Three White House officials and five US senators - Harry Reid, Robert Menendez, John McCain, Mary Landrieu and Dan Coats - were among the Americans barred from Russia, the Russian foreign ministry said. US House of Representatives speaker John Boehner was also on the list.

“We have repeatedly warned that sanctions are a double-edged instrument and would hit the United States like a boomerang,” the Russian foreign ministry said. “There must be no doubt: We will respond adequately to every hostile thrust.”

Russian troops took over three Ukrainian warships in Crimea today, using stun grenades in one incident, a Ukrainian spokesman said.

Kiev also said it had begun withdrawing its border guards, surrounded and outnumbered by Russian forces, from Crimea to the mainland.

Putin associates

The 20 names added to the US blacklist included Kremlin banker Yuri Kovalchuk and his Bank Rossiya, major oil and commodities trader Gennady Timchenko and the brothers Arkady and Boris Rotenberg, linked to big contracts on gas pipelines and at the Sochi Olympics, as well as Mr Putin’s chief of staff and his deputy, the head of military intelligence and a railways chief.

Most grew rich after being associated with Mr Putin since the former KGB officer began his ascent to power in the mayor’s office of St Petersburg in the 1990s.

In a statement explaining the sanctions, the US Treasury said: “Gennady Timchenko is one of the founders of Gunvor, one of the world’s largest independent commodity trading companies involved in the oil and energy markets.

“Timchenko’s activities in the energy sector have been directly linked to Putin. Putin has investments in Gunvor and may have access to Gunvor funds.”

Mr Putin has denied any link with Gunvor in the past. The Swiss-based oil trading firm said in a statement that Mr Putin had no ownership of Gunvor and “any understanding otherwise is fundamentally misinformed and outrageous”.

Russian forces took control of Crimea in late February after Moscow-backed Ukrainian president Viktor Yanukovich was toppled by protests sparked by his decision to spurn a trade deal with the EU and seek closer ties with Moscow. People in Crimea voted overwhelmingly to join Russia in a referendum last Sunday which Kiev and the West have refused to recognise.

With Washington trying to tighten the screws on Moscow, Mr Putin told Russian company bosses to bring their assets home to help the nation survive the sanctions and an economic downturn.

Broad sections

In a potentially ominous move, Mr Obama said he had signed a new executive order that clears the way for US sanctions against broad sections of the Russian economy, should Mr Putin’s military make moves beyond Crimea and into southern and eastern Ukraine which also have large Russian-speaking populations.

“We’re imposing sanctions on more senior officials of the Russian government,” he said. “In addition, we are today sanctioning a number of other individuals with substantial resources and influence who provide material support to the Russian leadership, as well as a bank that provides material support to these individuals.”
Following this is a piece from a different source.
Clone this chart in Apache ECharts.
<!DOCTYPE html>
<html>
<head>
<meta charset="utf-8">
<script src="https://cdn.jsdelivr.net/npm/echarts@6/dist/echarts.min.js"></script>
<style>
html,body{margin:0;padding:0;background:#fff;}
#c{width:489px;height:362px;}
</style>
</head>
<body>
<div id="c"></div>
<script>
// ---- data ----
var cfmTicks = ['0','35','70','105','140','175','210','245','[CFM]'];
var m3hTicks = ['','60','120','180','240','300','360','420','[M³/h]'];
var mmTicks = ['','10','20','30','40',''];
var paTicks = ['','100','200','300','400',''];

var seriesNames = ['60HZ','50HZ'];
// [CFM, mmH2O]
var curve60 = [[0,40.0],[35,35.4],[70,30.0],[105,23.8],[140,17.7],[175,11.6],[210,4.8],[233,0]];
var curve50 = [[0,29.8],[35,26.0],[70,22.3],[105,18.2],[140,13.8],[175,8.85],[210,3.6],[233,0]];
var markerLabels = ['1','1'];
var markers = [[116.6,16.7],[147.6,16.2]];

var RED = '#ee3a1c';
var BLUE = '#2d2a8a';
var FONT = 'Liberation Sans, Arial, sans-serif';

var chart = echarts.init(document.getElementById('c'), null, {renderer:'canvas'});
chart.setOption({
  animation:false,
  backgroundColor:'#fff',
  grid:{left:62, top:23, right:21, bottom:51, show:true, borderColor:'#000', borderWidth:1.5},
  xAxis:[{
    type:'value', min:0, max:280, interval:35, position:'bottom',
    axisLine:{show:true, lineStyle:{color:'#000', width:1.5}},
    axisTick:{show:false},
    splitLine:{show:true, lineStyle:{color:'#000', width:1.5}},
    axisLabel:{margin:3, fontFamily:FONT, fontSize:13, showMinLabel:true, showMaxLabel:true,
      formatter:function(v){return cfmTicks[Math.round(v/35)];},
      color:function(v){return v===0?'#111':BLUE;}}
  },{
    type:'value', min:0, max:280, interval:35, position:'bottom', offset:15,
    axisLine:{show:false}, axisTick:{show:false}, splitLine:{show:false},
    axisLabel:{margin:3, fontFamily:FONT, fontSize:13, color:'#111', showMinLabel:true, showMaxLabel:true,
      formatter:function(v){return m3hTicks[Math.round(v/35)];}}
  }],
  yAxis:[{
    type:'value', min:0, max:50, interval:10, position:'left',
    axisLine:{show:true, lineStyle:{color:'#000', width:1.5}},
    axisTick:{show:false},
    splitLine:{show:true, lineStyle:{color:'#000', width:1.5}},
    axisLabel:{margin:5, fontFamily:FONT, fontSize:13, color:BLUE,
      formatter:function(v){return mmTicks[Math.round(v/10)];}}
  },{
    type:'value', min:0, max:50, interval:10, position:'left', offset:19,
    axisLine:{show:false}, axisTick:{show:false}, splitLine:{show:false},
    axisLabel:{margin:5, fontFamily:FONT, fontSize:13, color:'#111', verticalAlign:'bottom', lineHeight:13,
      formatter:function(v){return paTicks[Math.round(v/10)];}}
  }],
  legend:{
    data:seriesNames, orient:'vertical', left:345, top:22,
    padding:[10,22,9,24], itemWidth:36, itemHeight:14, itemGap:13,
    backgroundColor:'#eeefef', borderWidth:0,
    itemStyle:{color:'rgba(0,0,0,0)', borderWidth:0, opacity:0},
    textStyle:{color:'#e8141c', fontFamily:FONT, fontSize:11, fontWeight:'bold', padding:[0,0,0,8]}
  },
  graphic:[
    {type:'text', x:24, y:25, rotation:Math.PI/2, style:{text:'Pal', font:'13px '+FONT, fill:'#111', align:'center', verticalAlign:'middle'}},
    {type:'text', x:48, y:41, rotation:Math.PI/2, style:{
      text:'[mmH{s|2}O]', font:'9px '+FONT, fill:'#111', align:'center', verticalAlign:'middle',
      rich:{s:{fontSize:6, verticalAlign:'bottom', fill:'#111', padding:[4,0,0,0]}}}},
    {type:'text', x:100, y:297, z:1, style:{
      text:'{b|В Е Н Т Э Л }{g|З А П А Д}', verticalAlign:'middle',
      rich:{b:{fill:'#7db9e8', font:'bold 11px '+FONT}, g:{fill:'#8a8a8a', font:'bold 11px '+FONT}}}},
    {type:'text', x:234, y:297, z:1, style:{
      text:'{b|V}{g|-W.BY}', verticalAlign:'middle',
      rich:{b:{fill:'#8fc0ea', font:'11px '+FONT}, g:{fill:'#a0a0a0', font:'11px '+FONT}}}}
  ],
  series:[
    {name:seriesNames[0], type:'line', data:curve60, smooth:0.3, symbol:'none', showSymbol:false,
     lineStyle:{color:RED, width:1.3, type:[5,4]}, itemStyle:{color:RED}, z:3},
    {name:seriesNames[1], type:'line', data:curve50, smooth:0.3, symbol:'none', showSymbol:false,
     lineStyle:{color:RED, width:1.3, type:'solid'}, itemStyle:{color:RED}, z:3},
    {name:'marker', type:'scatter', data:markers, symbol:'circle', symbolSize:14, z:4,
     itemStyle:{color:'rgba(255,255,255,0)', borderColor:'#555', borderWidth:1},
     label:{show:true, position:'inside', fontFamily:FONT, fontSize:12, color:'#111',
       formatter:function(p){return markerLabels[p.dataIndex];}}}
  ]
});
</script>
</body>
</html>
Mr Obama trumped European leaders for the second time in a week by announcing tougher measures than they were planning just as they sat down to try to resolve their differences on sanctions.

While Poland and former Soviet Baltic states that are now EU members have pushed for a tough line, the main EU powers - Germany, France and Britain - all have strong economic reasons for caution.

Phase 3

German chancellor Angela Merkel told parliament in Berlin that the 28 EU leaders would show they are ready to ramp up punitive measures in a staged response against Russian officials and move to economic sanctions if Mr Putin went further.
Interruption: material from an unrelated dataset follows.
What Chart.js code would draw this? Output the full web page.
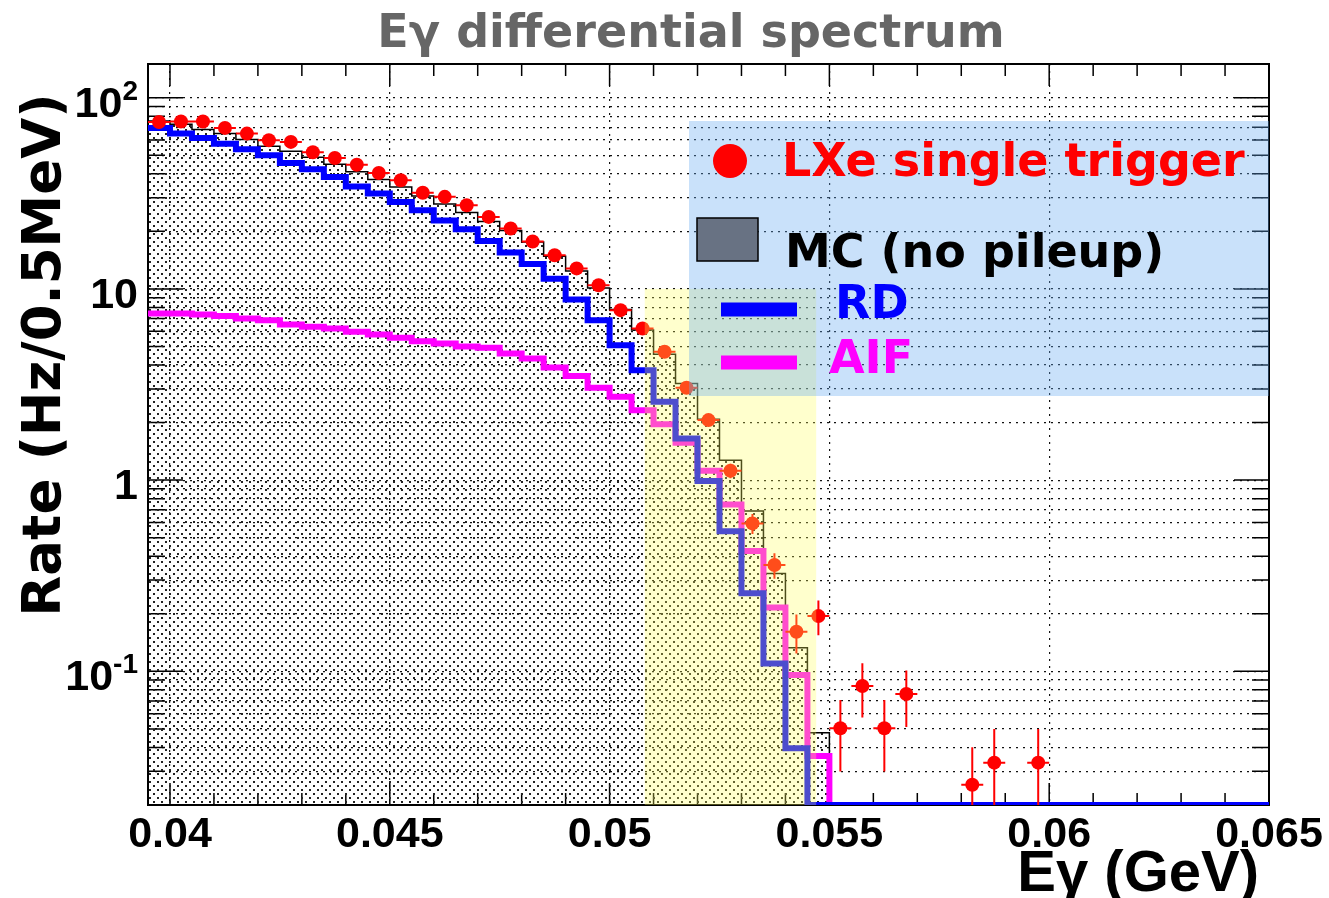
<!DOCTYPE html>
<html>
<head>
<meta charset="utf-8">
<script src="https://cdn.jsdelivr.net/npm/chart.js@4.4.0/dist/chart.umd.min.js"></script>
<style>
html,body{margin:0;padding:0;background:#fff;}
#wrap{width:1329px;height:898px;position:relative;}
</style>
</head>
<body>
<div id="wrap"><canvas id="c" width="1329" height="898"></canvas></div>
<script>
// ---------------- data ----------------
const xAxisMin = 0.0395, xAxisMax = 0.065;
const yAxisMin = 0.02, yAxisMax = 150;
const binWidth = 0.0005;

// lower edges of the 0.5 MeV bins (GeV)
const binLowEdges = [
  0.0395,0.0400,0.0405,0.0410,0.0415,0.0420,0.0425,0.0430,0.0435,0.0440,
  0.0445,0.0450,0.0455,0.0460,0.0465,0.0470,0.0475,0.0480,0.0485,0.0490,
  0.0495,0.0500,0.0505,0.0510,0.0515,0.0520,0.0525,0.0530,0.0535,0.0540,
  0.0545,0.0550,0.0555,0.0560,0.0565,0.0570,0.0575,0.0580,0.0585,0.0590,
  0.0595,0.0600,0.0605,0.0610,0.0615,0.0620,0.0625,0.0630,0.0635,0.0640,
  0.0645
];

// LXe single trigger (data points), Hz/0.5MeV ; null = empty bin
const lxeRate = [
  74.6,75.0,75.0,69.5,64.9,59.9,58.7,51.8,48.4,44.6,
  40.4,37.0,31.8,30.3,27.4,23.8,20.7,17.7,15.0,12.8,
  10.45,7.74,6.21,4.69,3.04,2.06,1.12,0.594,0.36,0.161,
  0.1945,0.0504,0.0838,0.0504,0.0761,null,null,0.0255,0.0333,null,
  0.0333,null,null,null,null,null,null,null,null,null,
  null
];
const lxeErr = [
  0.8,0.8,0.8,0.76,0.74,0.71,0.70,0.66,0.64,0.61,
  0.58,0.56,0.52,0.50,0.48,0.45,0.42,0.39,0.36,0.33,
  0.30,0.25,0.23,0.20,0.16,0.13,0.097,0.071,0.055,0.037,
  0.040,0.0205,0.0265,0.0205,0.025,null,null,0.0146,0.0167,null,
  0.0167,null,null,null,null,null,null,null,null,null,
  null
];

// MC (no pileup) total
const mcRate = [
  75.5,72.6,68.1,64.9,60.4,55.7,52.5,48.8,44.8,41.0,
  37.3,34.1,30.6,27.8,25.1,22.5,20.2,17.6,14.8,12.4,
  10.1,7.8,6.1,4.55,3.2,2.08,1.27,0.69,0.325,0.133,
  0.0478,0,0,0,0,0,0,0,0,0,
  0,0,0,0,0,0,0,0,0,0,
  0
];

// RD component
const rdRate = [
  69.5,65.0,61.6,57.5,53.8,50.0,45.6,42.2,38.5,34.3,
  31.5,28.5,25.8,22.8,20.5,17.8,15.5,13.5,11.3,8.8,
  6.86,5.08,3.76,2.57,1.65,0.99,0.54,0.256,0.110,0.0396,
  0,0,0,0,0,0,0,0,0,0,
  0,0,0,0,0,0,0,0,0,0,
  0
];

// AIF component
const aifRate = [
  7.43,7.43,7.35,7.22,7.0,6.86,6.51,6.33,6.21,5.96,
  5.78,5.55,5.33,5.18,5.0,4.93,4.59,4.33,3.88,3.50,
  3.04,2.73,2.32,1.96,1.57,1.12,0.745,0.426,0.216,0.0957,
  0.0361,0,0,0,0,0,0,0,0,0,
  0,0,0,0,0,0,0,0,0,0,
  0
];

// axis ticks
const xMajorTicks = [0.04,0.045,0.05,0.055,0.06,0.065];
const xTickLabels = ['0.04','0.045','0.05','0.055','0.06','0.065'];
const xMinorTicks = [0.040,0.041,0.042,0.043,0.044,0.045,0.046,0.047,0.048,0.049,
                     0.050,0.051,0.052,0.053,0.054,0.055,0.056,0.057,0.058,0.059,
                     0.060,0.061,0.062,0.063,0.064,0.065];
const yMajorTicks = [0.1,1,10,100];
const yTickBase = ['10','1','10','10'];
const yTickExp  = ['-1','','','2'];
const yDecades = [0.01,0.1,1,10,100];
const yMantissas = [1,2,3,4,5,6,7,8,9];

// shaded signal window (GeV) and its upper rate edge
const bandX = [0.0508, 0.0547];
const bandTop = 10;

// ---------------- helpers ----------------
function stepData(values){
  // zero bins are drawn on the frame bottom, as ROOT does for log axes
  const pts = binLowEdges.map((e,i)=>({x:e, y: values[i] > 0 ? values[i] : yAxisMin}));
  pts.push({x: binLowEdges[binLowEdges.length-1] + binWidth, y: pts[pts.length-1].y});
  return pts;
}
const lxePoints = [];
binLowEdges.forEach((e,i)=>{
  if (lxeRate[i] != null) lxePoints.push({x: e + binWidth/2, y: lxeRate[i], err: lxeErr[i]});
});

function makePattern(){
  const c = document.createElement('canvas');
  c.width = 8; c.height = 8;
  const g = c.getContext('2d');
  g.fillStyle = '#222';
  g.fillRect(1,1,2,2);
  g.fillRect(5,5,2,2);
  return document.getElementById('c').getContext('2d').createPattern(c,'repeat');
}

// ---------------- plugins ----------------
const frameTicks = {
  id:'frameTicks',
  beforeDatasetsDraw(chart){
    const {ctx, chartArea:a, scales:{x,y}} = chart;
    ctx.save();
    ctx.strokeStyle = '#000';
    ctx.lineWidth = 1.5;
    ctx.beginPath();
    x.ticks.forEach(t=>{
      const px = x.getPixelForValue(t.value);
      const L = t.major ? 22 : 12;
      ctx.moveTo(px, a.bottom); ctx.lineTo(px, a.bottom - L);
      ctx.moveTo(px, a.top); ctx.lineTo(px, a.top + L);
    });
    y.ticks.forEach(t=>{
      const py = y.getPixelForValue(t.value);
      const L = t.major ? 35 : 17;
      ctx.moveTo(a.left, py); ctx.lineTo(a.left + L, py);
      ctx.moveTo(a.right, py); ctx.lineTo(a.right - L, py);
    });
    ctx.stroke();
    ctx.lineWidth = 2;
    ctx.strokeRect(a.left, a.top, a.right - a.left, a.bottom - a.top);
    ctx.restore();
  }
};

const errorBars = {
  id:'errorBars',
  beforeDatasetDraw(chart, args){
    if (args.index !== 0) return;
    const {ctx, chartArea:a, scales:{x,y}} = chart;
    ctx.save();
    ctx.beginPath(); ctx.rect(a.left, a.top, a.right-a.left, a.bottom-a.top); ctx.clip();
    ctx.strokeStyle = '#ff0000';
    ctx.lineWidth = 2;
    ctx.beginPath();
    lxePoints.forEach(p=>{
      const px = x.getPixelForValue(p.x), py = y.getPixelForValue(p.y);
      const lo = p.y - p.err;
      const pyLo = lo > 0 ? y.getPixelForValue(lo) : a.bottom + 5;
      const pyHi = y.getPixelForValue(p.y + p.err);
      ctx.moveTo(px, pyLo); ctx.lineTo(px, pyHi);
      ctx.moveTo(x.getPixelForValue(p.x - binWidth/2), py);
      ctx.lineTo(x.getPixelForValue(p.x + binWidth/2), py);
    });
    ctx.stroke();
    ctx.restore();
  }
};

const overlays = {
  id:'overlays',
  afterDatasetsDraw(chart){
    const {ctx, chartArea:a, scales:{x,y}} = chart;
    ctx.save();
    // yellow signal window
    const bx0 = x.getPixelForValue(bandX[0]), bx1 = x.getPixelForValue(bandX[1]);
    const by = y.getPixelForValue(bandTop);
    ctx.fillStyle = 'rgba(255,255,90,0.3)';
    ctx.fillRect(bx0, by, bx1 - bx0, a.bottom - by);
    // legend box
    ctx.fillStyle = 'rgba(100,170,240,0.35)';
    ctx.fillRect(689, 121, a.right - 689, 275);
    // legend entries
    ctx.fillStyle = '#ff0000';
    ctx.beginPath(); ctx.arc(730, 161, 17, 0, Math.PI*2); ctx.fill();
    ctx.font = 'bold 46px "DejaVu Sans"';
    ctx.textBaseline = 'alphabetic';
    ctx.textAlign = 'left';
    ctx.fillText('LXe single trigger', 782, 176);
    ctx.fillStyle = '#687283';
    ctx.fillRect(697, 218, 61, 43);
    ctx.strokeStyle = '#000'; ctx.lineWidth = 1.5;
    ctx.strokeRect(697, 218, 61, 43);
    ctx.fillStyle = '#000';
    ctx.fillText('MC (no pileup)', 785, 267);
    ctx.lineCap = 'butt';
    ctx.lineWidth = 14;
    ctx.strokeStyle = '#0000ff';
    ctx.beginPath(); ctx.moveTo(721, 309.5); ctx.lineTo(797, 309.5); ctx.stroke();
    ctx.fillStyle = '#0000ff';
    ctx.fillText('RD', 835, 318);
    ctx.strokeStyle = '#ff00ff';
    ctx.beginPath(); ctx.moveTo(721, 362.5); ctx.lineTo(797, 362.5); ctx.stroke();
    ctx.fillStyle = '#ff00ff';
    ctx.fillText('AIF', 829, 373);
    ctx.restore();
  },
  afterDraw(chart){
    const {ctx, chartArea:a, scales:{y}} = chart;
    ctx.save();
    // title
    ctx.fillStyle = '#666666';
    ctx.font = 'bold 46px "DejaVu Sans"';
    ctx.textAlign = 'center';
    ctx.textBaseline = 'alphabetic';
    ctx.fillText('E\u03b3 differential spectrum', 691, 47);
    // y tick labels with superscripts
    ctx.fillStyle = '#000';
    yMajorTicks.forEach((v,i)=>{
      const py = y.getPixelForValue(v);
      const base = yTickBase[i], ex = yTickExp[i];
      ctx.font = 'bold 28px "Liberation Sans"';
      const we = ex ? ctx.measureText(ex).width : 0;
      const right = a.left - 10;
      if (ex){
        ctx.textAlign = 'right';
        ctx.fillText(ex, right, py + 2);
      }
      ctx.font = 'bold 43px "Liberation Sans"';
      ctx.textAlign = 'right';
      ctx.fillText(base, right - we, py + 19);
    });
    // y title
    ctx.save();
    ctx.translate(60, 355);
    ctx.rotate(-Math.PI/2);
    ctx.font = 'bold 53px "DejaVu Sans"';
    ctx.textAlign = 'center';
    ctx.fillText('Rate (Hz/0.5MeV)', 0, 0);
    ctx.restore();
    // x title
    ctx.font = 'bold 58px "Liberation Sans"';
    ctx.textAlign = 'right';
    ctx.fillText('E\u03b3 (GeV)', 1259, 891);
    ctx.restore();
  }
};

// ---------------- chart ----------------
const dotPattern = makePattern();

new Chart(document.getElementById('c'), {
  type: 'line',
  data: {
    datasets: [
      {
        label: 'LXe single trigger',
        data: lxePoints,
        showLine: false,
        pointRadius: 7,
        pointHoverRadius: 7,
        pointBackgroundColor: '#ff0000',
        pointBorderWidth: 0,
        borderColor: '#ff0000',
        order: 0
      },
      {
        label: 'RD',
        data: stepData(rdRate),
        stepped: true,
        borderColor: '#0000ff',
        borderWidth: 6,
        pointRadius: 0,
        fill: false,
        order: 1
      },
      {
        label: 'AIF',
        data: stepData(aifRate),
        stepped: true,
        borderColor: '#ff00ff',
        borderWidth: 6,
        pointRadius: 0,
        fill: false,
        order: 2
      },
      {
        label: 'MC (no pileup)',
        data: stepData(mcRate),
        stepped: true,
        borderColor: '#000000',
        borderWidth: 1.5,
        backgroundColor: dotPattern,
        pointRadius: 0,
        fill: 'start',
        order: 3
      }
    ]
  },
  options: {
    responsive: false,
    devicePixelRatio: 1,
    animation: false,
    events: [],
    layout: { padding: { left: 0, right: 60, top: 64, bottom: 0 } },
    plugins: { legend: { display: false }, title: { display: false }, tooltip: { enabled: false } },
    scales: {
      x: {
        type: 'linear',
        min: xAxisMin, max: xAxisMax,
        afterBuildTicks(scale){
          scale.ticks = xMinorTicks.map(v=>({value: v, major: xMajorTicks.some(m=>Math.abs(m-v)<1e-9)}));
        },
        afterFit(scale){ scale.height = 93; },
        ticks: {
          autoSkip: false, maxRotation: 0, minRotation: 0,
          padding: 4,
          color: '#000',
          font: { family: 'Liberation Sans', weight: 'bold', size: 43 },
          callback(value){
            const i = xMajorTicks.findIndex(m=>Math.abs(m-value)<1e-9);
            return i >= 0 ? xTickLabels[i] : '';
          }
        },
        grid: {
          drawTicks: false,
          lineWidth: 1.2,
          color: ctx => (ctx.tick && ctx.tick.major && ctx.tick.value < xAxisMax - 1e-9) ? '#111' : 'rgba(0,0,0,0)'
        },
        border: { display: false, dash: [2,5] }
      },
      y: {
        type: 'logarithmic',
        min: yAxisMin, max: yAxisMax,
        afterBuildTicks(scale){
          const t = [];
          yDecades.forEach(d=>yMantissas.forEach(m=>{
            const v = +(m*d).toPrecision(3);
            if (v >= yAxisMin - 1e-12 && v <= yAxisMax) t.push({value: v, major: m === 1});
          }));
          scale.ticks = t;
        },
        afterFit(scale){ scale.width = 148; },
        ticks: { display: false, autoSkip: false },
        grid: { drawTicks: false, lineWidth: 1.2, color: '#111' },
        border: { display: false, dash: [2,5] }
      }
    }
  },
  plugins: [frameTicks, errorBars, overlays]
});
</script>
</body>
</html>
“The EU summit today and tomorrow will make clear that we are ready at any time to introduce phase-3 measures if there is a worsening of the situation,” she said.

Some diplomats read her statement as an implicit recognition that Crimea was lost, and that only further steps by Russia to destabilise Ukraine or intervene in other post-Soviet republics would trigger sanctions that could hurt convalescing Western economies as well as Moscow’s.